I confess that I sometimes found Murdoch's writing style too densely detailed (mainly too concerned with physical description), and, thus, somewhat slow-moving, but I also found some real gems of phrasing and sheer observation.

Sometimes comic:
To Dave's pupils the world is a mystery; a mystery to which it should be reasonably possible to discover a key. The key would be something of the sort that could be contained in a book of some eight hundred pages. To find the key would not necessarily be a simple matter, but Dave's pupils feel sure that the dedication of between four and ten hours a week, excluding university vacations, should suffice to find it.

Hehe

Sometimes poignant:
As for her ambiguous dismissal of me, I was used to this. Most of the women I know behave in this way, and I have become accustomed to asking no questions, and even to thinking no questions. We all live in the interstices of each other's lives, and we would all get a surprise if we could see everything.

That is just brilliant to me. We all live in the interstices of each other's lives.

How strangely it excites people to see their dogs swimming!

Indeed, it does. Without fail! (I heartily enjoyed the way she portrayed Mars and Jake's fondness for him).

"Some situations can't be unravelled," said Hugo, "they just have to be dropped. The trouble with you, Jake, is that you want to understand everything sympathetically. It can't be done. One must just blunder on. Truth lies in blundering on."

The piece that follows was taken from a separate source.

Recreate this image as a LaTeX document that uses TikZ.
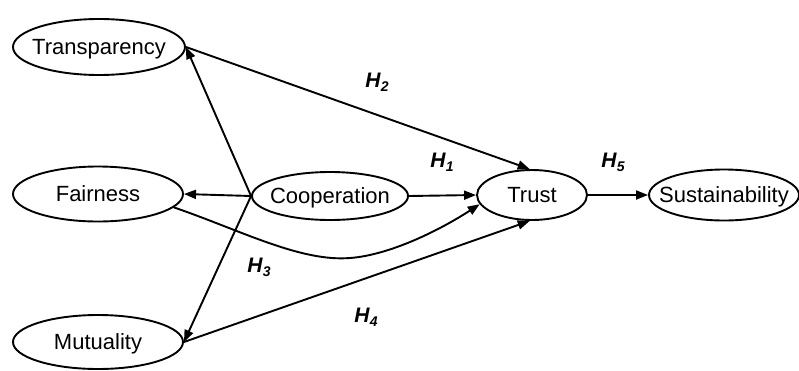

That's when I saw Hugo's real genius.

And sometimes poetic:
Events stream past us like these crowds and the face of each is seen only for a minute. What is urgent is not urgent forever but only ephemerally. All work and all love, the search for wealth and fame, the search for truth, life itself, are made up of moments which pass and become nothing. Yet through this shaft of nothings we drive onward with that miraculous vitality that creates our precarious habitations in the past and the future. So we live; a spirit that broods and hovers over the continual death of time, the lost meaning, the unrecaptured moment, the unremembered face, until the final chop that ends all our moments and plunges that spirit back into the void from which it came."

Gorgeous.

1 comment:

Erin said...

I noted some of the same passages, especially the one about dogs swimming (hehe!) and the one about "blundering on." Also love "the interstices of each other's lives." Genius.